Rights in the News: Yale and Minnesota Still in Headlines as FIRE Eyes 2010 Campaign
January 8, 2010
Even during the supposedly slow Christmas-to-New-Year's stretch, FIRE's cases continued to captivate the media, none more so than the recent brouhaha at Yale over a censored F. Scott Fitzgerald-quoting t-shirt calling Harvard men "sissies." Following Greg's earlier writings in The Huffington Post, Robert wrote on the case for Pajamas Media. (Knowing such PC nonsense when he saw it, Glenn Reynolds tipped them both at Instapundit.) Both The Boston Globe and U.S. News & World Report have picked up the story as well. And in a wonderfully caustic post, Write Bastard blogger Ian Wood heaps scorn on Yale, where apparently "the word 'sissies' exists as a similarly ideal and eternal utterance, so paradoxically unbounded by time that an already-stale modern connotation can be projected back into 1920, there to shatter all context." Amen!

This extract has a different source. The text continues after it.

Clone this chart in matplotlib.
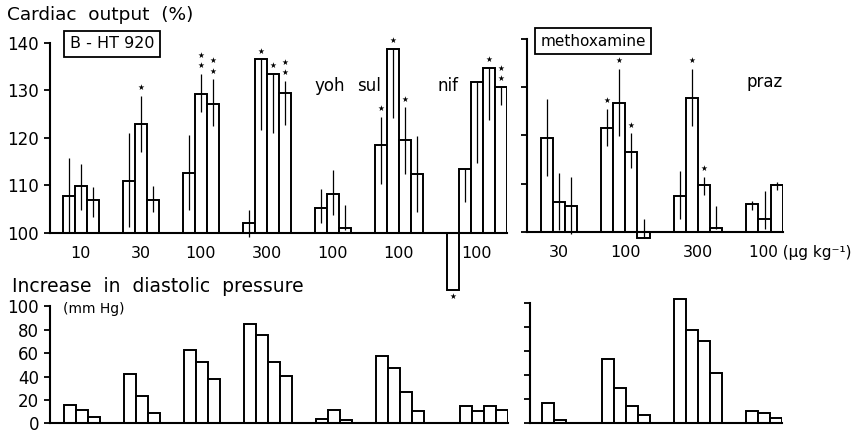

Meanwhile, FIRE's headline-grabbing fight for freedom of conscience at the University of Minnesota continues to climb to new heights, capped recently by Adam's terrific op-ed in the New York Post. (Adam also made the latest of his many radio appearances yesterday on the University Talk radio program.) Minnesota seems to have capitulated: just before Christmas, FIRE announced that the university's top lawyer promised that Minnesota would never "mandate any particular beliefs, or screen out people with 'wrong beliefs' from the University." The victory at Minnesota was touted in WorldNetDaily and the Washington Examiner, as well as by David French at Phi Beta Cons. We know we're not out of the woods yet, though, and that Minnesota may have more tricks up its sleeve, as evidenced by KC Johnson and Mark Bauerlein's ruthless parsing of the language of attorney Mark B. Rotenberg's letter to FIRE. Stay tuned.
And as Robert wrote yesterday, Ohio Post reporter Rebecca McKinsey hits it out of the park with a terrific article shedding needed sunlight on Ohio University's speech codes. Let's hope it's a harbinger of a rough 2010 for speech codes and their defenders.